The official response he got from Harrigan deals handily with the accusations of slavery, but does very little else for me. In my estimation, the psych studies are pretty good and estimate that students have an easier time paying attention for up to 15 minutes and after that the costs are higher. So get more variety in the classroom and students will have an easier time. I'm happy with that even if I lacked the time to do that properly last semester in all four classes I was teaching for the first time.
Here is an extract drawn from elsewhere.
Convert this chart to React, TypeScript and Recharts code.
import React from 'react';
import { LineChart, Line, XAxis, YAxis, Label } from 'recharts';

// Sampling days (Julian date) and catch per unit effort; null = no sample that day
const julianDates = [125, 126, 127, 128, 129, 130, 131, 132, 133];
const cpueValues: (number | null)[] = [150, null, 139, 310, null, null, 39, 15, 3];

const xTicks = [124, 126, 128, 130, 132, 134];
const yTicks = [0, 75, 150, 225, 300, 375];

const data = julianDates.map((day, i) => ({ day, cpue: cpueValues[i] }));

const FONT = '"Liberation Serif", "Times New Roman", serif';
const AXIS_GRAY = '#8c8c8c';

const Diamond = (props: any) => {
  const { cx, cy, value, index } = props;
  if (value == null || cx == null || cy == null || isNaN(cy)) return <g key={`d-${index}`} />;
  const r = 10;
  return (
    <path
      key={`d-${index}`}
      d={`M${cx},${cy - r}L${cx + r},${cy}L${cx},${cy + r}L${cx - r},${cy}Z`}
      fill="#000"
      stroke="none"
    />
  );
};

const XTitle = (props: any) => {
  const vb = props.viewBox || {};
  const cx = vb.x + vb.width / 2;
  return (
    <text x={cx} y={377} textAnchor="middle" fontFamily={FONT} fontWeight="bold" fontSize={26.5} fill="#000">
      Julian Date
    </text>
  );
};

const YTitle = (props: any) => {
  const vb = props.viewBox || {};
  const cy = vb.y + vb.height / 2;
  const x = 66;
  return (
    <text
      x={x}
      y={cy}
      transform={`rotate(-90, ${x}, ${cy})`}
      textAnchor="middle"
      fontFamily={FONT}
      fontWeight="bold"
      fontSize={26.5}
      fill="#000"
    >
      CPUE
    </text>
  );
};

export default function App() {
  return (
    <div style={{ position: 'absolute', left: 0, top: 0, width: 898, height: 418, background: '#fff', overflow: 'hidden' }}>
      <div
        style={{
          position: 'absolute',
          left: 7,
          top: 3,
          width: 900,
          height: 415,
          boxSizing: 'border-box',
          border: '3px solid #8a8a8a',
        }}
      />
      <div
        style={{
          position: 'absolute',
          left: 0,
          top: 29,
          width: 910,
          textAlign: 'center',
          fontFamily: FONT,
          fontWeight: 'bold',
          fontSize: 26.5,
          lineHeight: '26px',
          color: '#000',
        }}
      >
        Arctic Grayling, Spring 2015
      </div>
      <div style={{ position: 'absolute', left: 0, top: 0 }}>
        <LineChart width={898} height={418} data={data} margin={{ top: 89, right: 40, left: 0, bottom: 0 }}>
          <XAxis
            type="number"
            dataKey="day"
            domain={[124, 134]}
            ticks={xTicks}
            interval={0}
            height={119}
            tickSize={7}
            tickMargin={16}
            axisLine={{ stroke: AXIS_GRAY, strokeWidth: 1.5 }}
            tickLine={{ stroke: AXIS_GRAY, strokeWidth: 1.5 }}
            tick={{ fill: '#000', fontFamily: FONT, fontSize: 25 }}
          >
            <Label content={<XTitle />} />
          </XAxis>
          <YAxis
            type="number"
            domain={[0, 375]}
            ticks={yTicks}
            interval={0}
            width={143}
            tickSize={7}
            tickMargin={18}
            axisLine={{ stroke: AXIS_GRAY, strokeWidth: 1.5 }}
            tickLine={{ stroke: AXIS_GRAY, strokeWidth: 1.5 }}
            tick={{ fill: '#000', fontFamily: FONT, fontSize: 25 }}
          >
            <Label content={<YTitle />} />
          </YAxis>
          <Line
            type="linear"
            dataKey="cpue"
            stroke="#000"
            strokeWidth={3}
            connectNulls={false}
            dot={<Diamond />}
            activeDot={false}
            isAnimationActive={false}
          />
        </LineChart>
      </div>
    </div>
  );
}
Mungowitz later also posted two thoughtful responses that I think do a better job of explaining why to not allow laptops. The first notices that the difference between terrible teaching and excellent teaching was a drop from 95% of the students on Facebook to only 85%. Even though laptops may be a substitute for doodling, they are very engaging distractions, unlike doodling. That introduces the second email which takes the form of a confessional: a student brought a laptop with every intention of using it for enhanced learning but ended up being lured in by instant messaging, FB, Google Reader, and the rest. It took this student the whole of the undergrad years to break those bad habits. He or she adds:
if a student (or, in most cases, their parents) wants to pay for a Duke degree, then we have the prerogative to decide what that means. And in this case, it should mean helping students form the good habits that my own undergraduate professors didn't have the guts to help me form. We are training them to pay attention in a world that does not simply consist of 15-20 minute segments punctuated by the naptimes or clapping games of our kindergarten teachers.The same psych studies that tell Mungowitz to vary tactics every 15 minutes also tell us that people have commitment and self-control problems, that in fact people can be made better off by having fewer choices - such as by not allowing laptops to help students with a self-control problem.
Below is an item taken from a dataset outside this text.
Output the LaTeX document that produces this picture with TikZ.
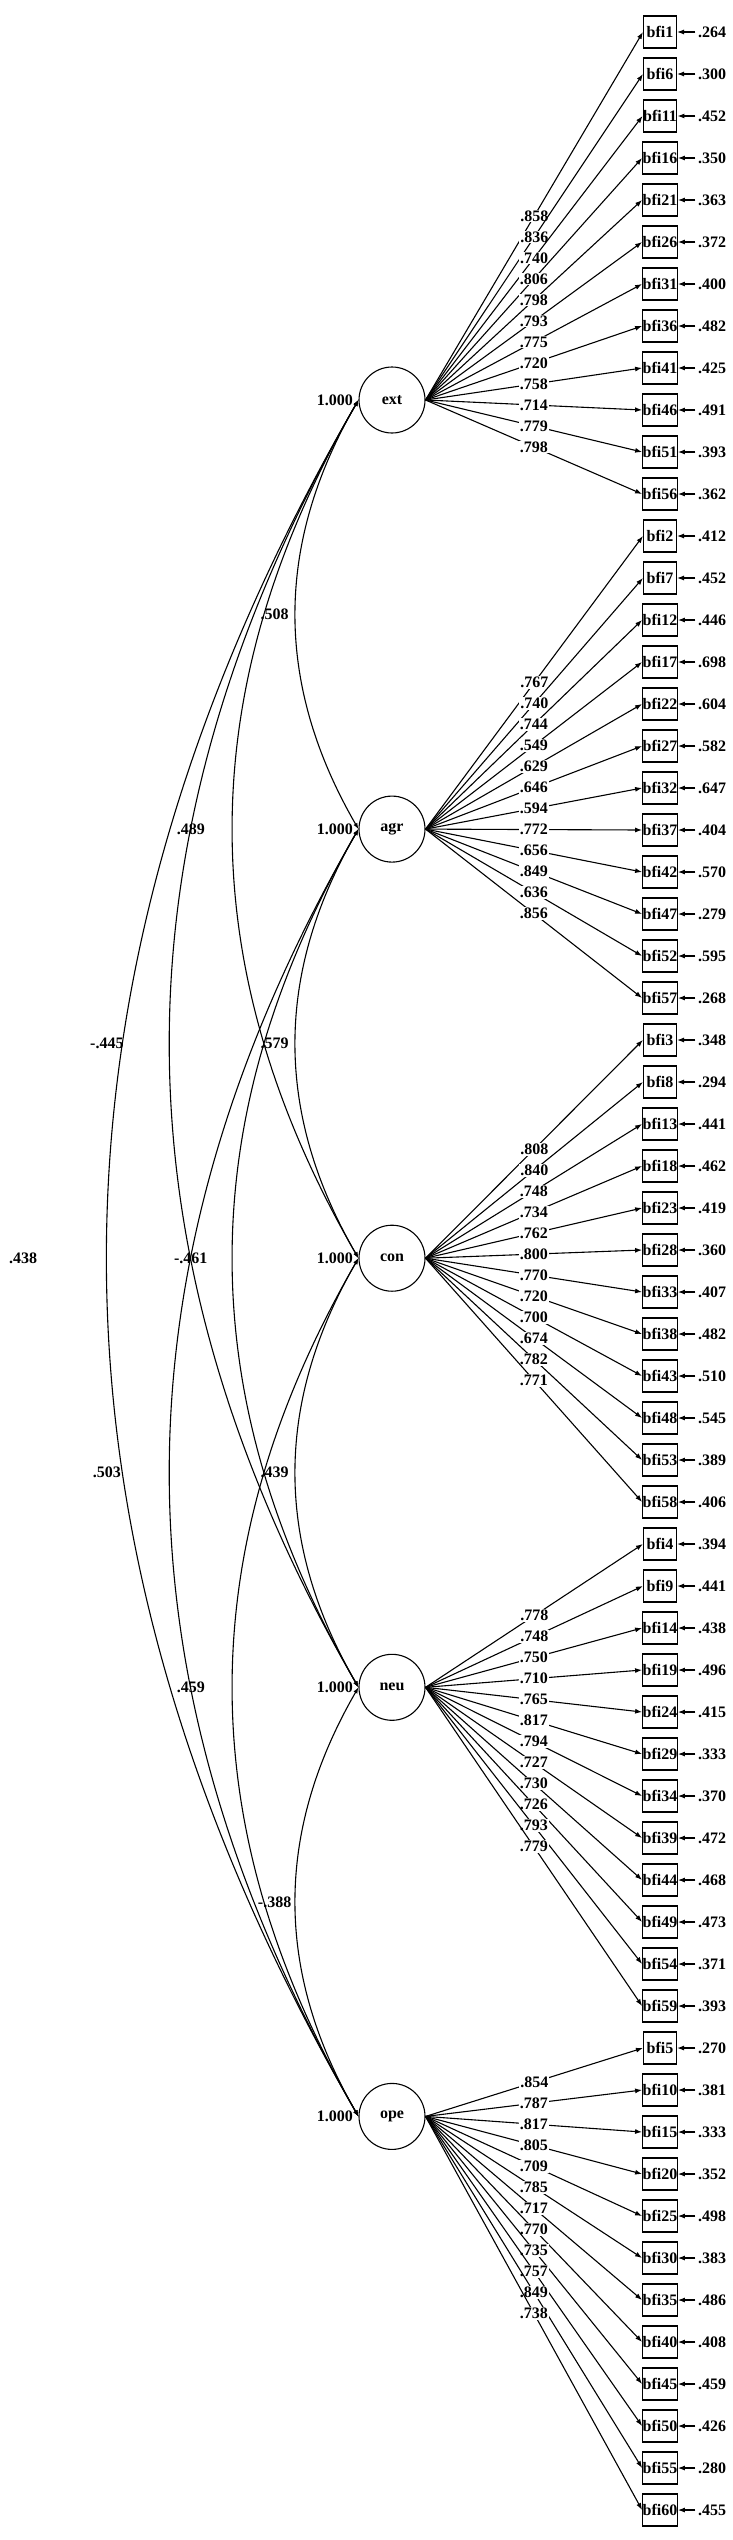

My confessional: I bring my laptop so I can work on something else and pay a little attention. I'm interested in the speaker, but have something else that interests me more. I think I can honestly say I don't use FB or email during lectures and seminars, but I do read, grade, and edit papers. Powerpoint only makes not paying attention that much easier because I can get the main points without listening too closely because most people haven't learned how to teach beyond the bullet points when they use it. [This is one reason I use it sparingly.]
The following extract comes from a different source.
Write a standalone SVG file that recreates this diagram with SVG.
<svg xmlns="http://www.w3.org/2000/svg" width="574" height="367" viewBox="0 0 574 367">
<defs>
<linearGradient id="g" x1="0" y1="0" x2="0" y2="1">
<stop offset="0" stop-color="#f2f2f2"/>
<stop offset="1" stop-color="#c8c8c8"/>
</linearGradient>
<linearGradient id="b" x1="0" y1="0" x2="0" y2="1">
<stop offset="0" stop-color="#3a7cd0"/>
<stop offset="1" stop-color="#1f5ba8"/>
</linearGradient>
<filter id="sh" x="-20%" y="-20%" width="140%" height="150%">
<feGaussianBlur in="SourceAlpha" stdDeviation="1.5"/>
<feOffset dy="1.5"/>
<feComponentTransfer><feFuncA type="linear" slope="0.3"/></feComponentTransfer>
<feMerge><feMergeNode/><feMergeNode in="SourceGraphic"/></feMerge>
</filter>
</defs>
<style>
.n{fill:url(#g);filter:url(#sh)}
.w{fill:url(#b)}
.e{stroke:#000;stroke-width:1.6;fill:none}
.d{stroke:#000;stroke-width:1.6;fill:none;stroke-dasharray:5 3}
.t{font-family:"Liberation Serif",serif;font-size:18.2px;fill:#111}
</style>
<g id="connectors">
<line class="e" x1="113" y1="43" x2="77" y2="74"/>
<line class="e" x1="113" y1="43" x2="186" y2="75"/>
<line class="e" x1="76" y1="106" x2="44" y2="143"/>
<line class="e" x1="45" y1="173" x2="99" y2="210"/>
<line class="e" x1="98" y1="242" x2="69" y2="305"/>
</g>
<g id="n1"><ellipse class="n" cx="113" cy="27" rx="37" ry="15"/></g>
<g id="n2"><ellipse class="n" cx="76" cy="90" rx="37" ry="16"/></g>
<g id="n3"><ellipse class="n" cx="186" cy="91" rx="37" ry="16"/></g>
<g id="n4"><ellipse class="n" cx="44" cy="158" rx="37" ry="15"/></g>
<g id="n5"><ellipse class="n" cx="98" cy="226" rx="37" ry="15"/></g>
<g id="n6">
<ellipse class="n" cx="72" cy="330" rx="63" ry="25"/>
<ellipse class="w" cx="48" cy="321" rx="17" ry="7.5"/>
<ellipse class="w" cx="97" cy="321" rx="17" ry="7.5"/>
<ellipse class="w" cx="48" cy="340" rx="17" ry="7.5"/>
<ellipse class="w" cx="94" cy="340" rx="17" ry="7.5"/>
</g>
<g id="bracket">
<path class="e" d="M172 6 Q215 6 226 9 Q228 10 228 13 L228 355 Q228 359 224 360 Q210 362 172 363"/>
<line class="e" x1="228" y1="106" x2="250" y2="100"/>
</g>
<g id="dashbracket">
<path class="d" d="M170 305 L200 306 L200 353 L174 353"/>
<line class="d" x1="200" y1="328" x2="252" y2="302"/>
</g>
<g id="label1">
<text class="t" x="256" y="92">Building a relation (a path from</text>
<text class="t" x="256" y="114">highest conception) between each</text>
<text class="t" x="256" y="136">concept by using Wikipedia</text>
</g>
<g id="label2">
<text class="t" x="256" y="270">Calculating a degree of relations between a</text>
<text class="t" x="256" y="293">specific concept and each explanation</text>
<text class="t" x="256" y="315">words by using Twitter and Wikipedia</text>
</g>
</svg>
Since I assume people are close enough to being like me, if I see you have a computer out, I assume you are not paying very close attention. I mark my attendance sheet accordingly. When I wander the classroom, my guesswork is nearly always verified: I see email, Facebook, and the occasional news article and almost never a notepad with class notes.
So, would you prefer that I
- allow laptops, but continue assuming you aren't listening while they are open; OR
- help your self-control problem by disallowing laptops?